━━━ MATERIAL ━━━

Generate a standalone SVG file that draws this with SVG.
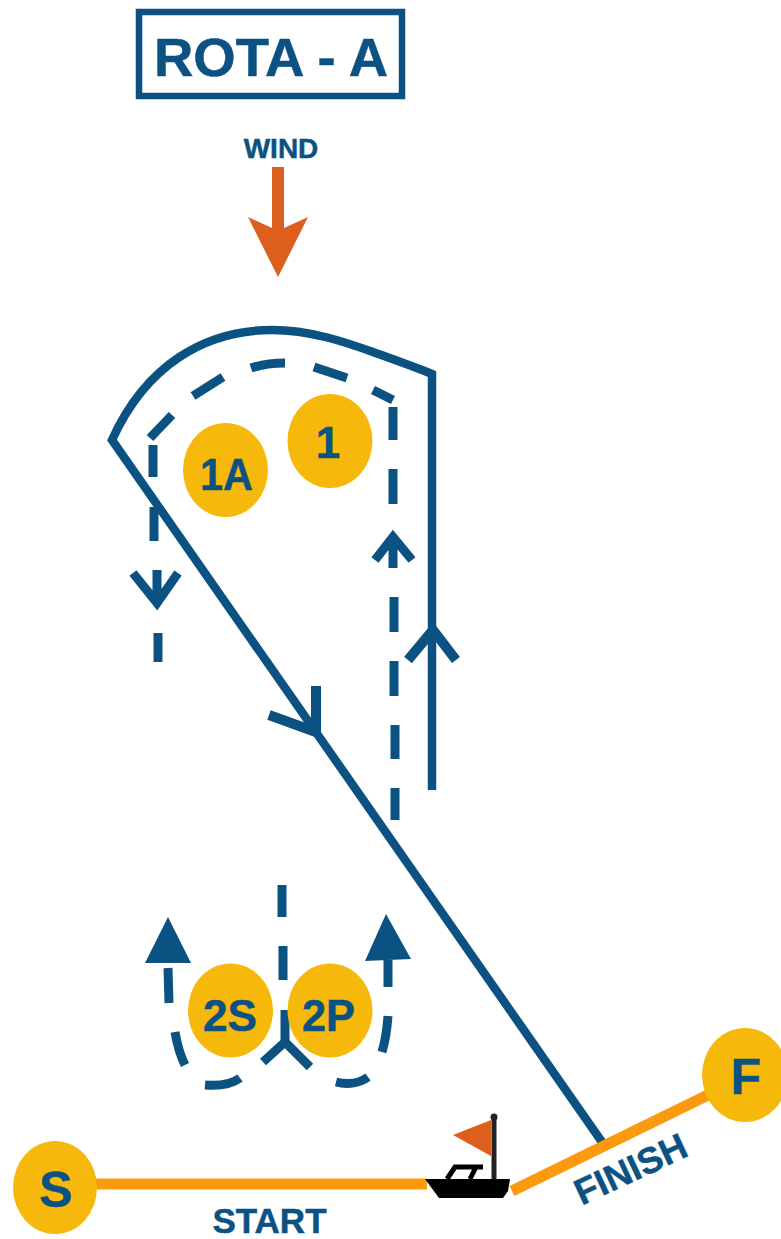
<svg xmlns="http://www.w3.org/2000/svg" width="781" height="1239" viewBox="0 0 781 1239">
<style>
.l{fill:none;stroke:#0b5283;stroke-width:8.500}
.h{fill:none;stroke:#0b5283;stroke-width:10}
.d{fill:none;stroke:#0b5283;stroke-width:9}
.o{fill:none;stroke:#fb9a0e;stroke-width:11}
.m{fill:#f6b80a}
.t{font-family:"Liberation Sans",Arial,sans-serif;font-weight:700;fill:#0b5283;text-anchor:middle;stroke:#0b5283;stroke-width:.5}
.a{fill:#0b5283}
</style>
<rect width="781" height="1239" fill="#fff"/>
<g id="title"><rect x="139" y="12" width="263" height="84" fill="none" stroke="#0b5283" stroke-width="6.500"/><text class="t" x="271" y="76" font-size="54.500">ROTA - A</text></g>
<g id="wind"><text class="t" x="281" y="158" font-size="28">WIND</text><path d="M272 167H284V228L308 217L278 277L248 217L272 228Z" fill="#dc5f1d"/></g>
<g id="connectors">
<path class="l" d="M602 1142L112 440C146 365 205 330 272 330C310 330 345 342 373 352C395 360 415 367 432 374V790"/>
<path class="h" d="M408 660L433 630L456 660M269 715L316 732V686"/>
<path class="d" d="M153 445V477M150 438L172 415M193 396L223 377M251 368C263 364 275 363 285 363M314 367L347 378M373 390L393 400M393 407V440M393 469V504M393 568V538M375 560L393 537L412 560M394 597V632M394 661V696M395 725V759M395 788V820M154 507V541M157 570V601M133 573L157 603L178 573M158 633V662"/>
<path class="d" d="M282 885V917M283 946V980M285 1010V1043M285 1042L263 1062M285 1042L310 1067M168 968L169 1003M175 1032C177 1044 180 1055 185 1065M205 1085C218 1086 232 1084 240 1078M336 1082C348 1085 360 1083 368 1077M388 1016C387 1030 385 1042 382 1052M388 960V987"/>
<path class="a" d="M168 917L191 963H145ZM386 914L411 959L365 961Z"/>
<path class="o" d="M95 1184H427M512 1191L708 1095"/>
</g>
<g id="n1A"><ellipse class="m" cx="225.500" cy="470" rx="42.500" ry="47"/><text class="t" x="226.500" y="490" font-size="45" textLength="53" lengthAdjust="spacingAndGlyphs">1A</text></g>
<g id="n1"><ellipse class="m" cx="330" cy="441" rx="42.500" ry="47"/><text class="t" x="328" y="458" font-size="44">1</text></g>
<g id="n2S"><ellipse class="m" cx="230.500" cy="1010.500" rx="42.500" ry="47"/><text class="t" x="230" y="1031" font-size="44" textLength="54" lengthAdjust="spacingAndGlyphs">2S</text></g>
<g id="n2P"><ellipse class="m" cx="330" cy="1010.500" rx="42.500" ry="47"/><text class="t" x="328.500" y="1031" font-size="44" textLength="53" lengthAdjust="spacingAndGlyphs">2P</text></g>
<g id="nS"><ellipse class="m" cx="55" cy="1187.500" rx="42" ry="46.500"/><text class="t" x="56" y="1207" font-size="50">S</text></g>
<g id="nF"><ellipse class="m" cx="745" cy="1075" rx="43" ry="47"/><text class="t" x="746" y="1094" font-size="50">F</text></g>
<g id="boat">
<path d="M425 1179H510L508 1191L503 1198H439Z" fill="#000"/>
<path d="M447 1179L455 1167H483M476 1167L470 1179" fill="none" stroke="#000" stroke-width="5"/>
<path d="M494 1117V1179" stroke="#222" stroke-width="5"/><circle cx="494" cy="1117" r="3.500" fill="#222"/>
<path d="M491 1120V1156L453 1135Z" fill="#dc5f1d"/>
</g>
<g id="labels">
<text class="t" x="269.500" y="1233" font-size="35">START</text>
<text class="t" transform="translate(636 1180.500) rotate(-25)" font-size="36.500">FINISH</text>
</g>
</svg>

━━━

#### [TO DO]
Reproduce every line above as written, skipping pictures.

#### [RESULT FOR THIS TASK]
Generate a standalone SVG file that draws this with SVG.
<svg xmlns="http://www.w3.org/2000/svg" width="781" height="1239" viewBox="0 0 781 1239">
<style>
.l{fill:none;stroke:#0b5283;stroke-width:8.500}
.h{fill:none;stroke:#0b5283;stroke-width:10}
.d{fill:none;stroke:#0b5283;stroke-width:9}
.o{fill:none;stroke:#fb9a0e;stroke-width:11}
.m{fill:#f6b80a}
.t{font-family:"Liberation Sans",Arial,sans-serif;font-weight:700;fill:#0b5283;text-anchor:middle;stroke:#0b5283;stroke-width:.5}
.a{fill:#0b5283}
</style>
<rect width="781" height="1239" fill="#fff"/>
<g id="title"><rect x="139" y="12" width="263" height="84" fill="none" stroke="#0b5283" stroke-width="6.500"/><text class="t" x="271" y="76" font-size="54.500">ROTA - A</text></g>
<g id="wind"><text class="t" x="281" y="158" font-size="28">WIND</text><path d="M272 167H284V228L308 217L278 277L248 217L272 228Z" fill="#dc5f1d"/></g>
<g id="connectors">
<path class="l" d="M602 1142L112 440C146 365 205 330 272 330C310 330 345 342 373 352C395 360 415 367 432 374V790"/>
<path class="h" d="M408 660L433 630L456 660M269 715L316 732V686"/>
<path class="d" d="M153 445V477M150 438L172 415M193 396L223 377M251 368C263 364 275 363 285 363M314 367L347 378M373 390L393 400M393 407V440M393 469V504M393 568V538M375 560L393 537L412 560M394 597V632M394 661V696M395 725V759M395 788V820M154 507V541M157 570V601M133 573L157 603L178 573M158 633V662"/>
<path class="d" d="M282 885V917M283 946V980M285 1010V1043M285 1042L263 1062M285 1042L310 1067M168 968L169 1003M175 1032C177 1044 180 1055 185 1065M205 1085C218 1086 232 1084 240 1078M336 1082C348 1085 360 1083 368 1077M388 1016C387 1030 385 1042 382 1052M388 960V987"/>
<path class="a" d="M168 917L191 963H145ZM386 914L411 959L365 961Z"/>
<path class="o" d="M95 1184H427M512 1191L708 1095"/>
</g>
<g id="n1A"><ellipse class="m" cx="225.500" cy="470" rx="42.500" ry="47"/><text class="t" x="226.500" y="490" font-size="45" textLength="53" lengthAdjust="spacingAndGlyphs">1A</text></g>
<g id="n1"><ellipse class="m" cx="330" cy="441" rx="42.500" ry="47"/><text class="t" x="328" y="458" font-size="44">1</text></g>
<g id="n2S"><ellipse class="m" cx="230.500" cy="1010.500" rx="42.500" ry="47"/><text class="t" x="230" y="1031" font-size="44" textLength="54" lengthAdjust="spacingAndGlyphs">2S</text></g>
<g id="n2P"><ellipse class="m" cx="330" cy="1010.500" rx="42.500" ry="47"/><text class="t" x="328.500" y="1031" font-size="44" textLength="53" lengthAdjust="spacingAndGlyphs">2P</text></g>
<g id="nS"><ellipse class="m" cx="55" cy="1187.500" rx="42" ry="46.500"/><text class="t" x="56" y="1207" font-size="50">S</text></g>
<g id="nF"><ellipse class="m" cx="745" cy="1075" rx="43" ry="47"/><text class="t" x="746" y="1094" font-size="50">F</text></g>
<g id="boat">
<path d="M425 1179H510L508 1191L503 1198H439Z" fill="#000"/>
<path d="M447 1179L455 1167H483M476 1167L470 1179" fill="none" stroke="#000" stroke-width="5"/>
<path d="M494 1117V1179" stroke="#222" stroke-width="5"/><circle cx="494" cy="1117" r="3.500" fill="#222"/>
<path d="M491 1120V1156L453 1135Z" fill="#dc5f1d"/>
</g>
<g id="labels">
<text class="t" x="269.500" y="1233" font-size="35">START</text>
<text class="t" transform="translate(636 1180.500) rotate(-25)" font-size="36.500">FINISH</text>
</g>
</svg>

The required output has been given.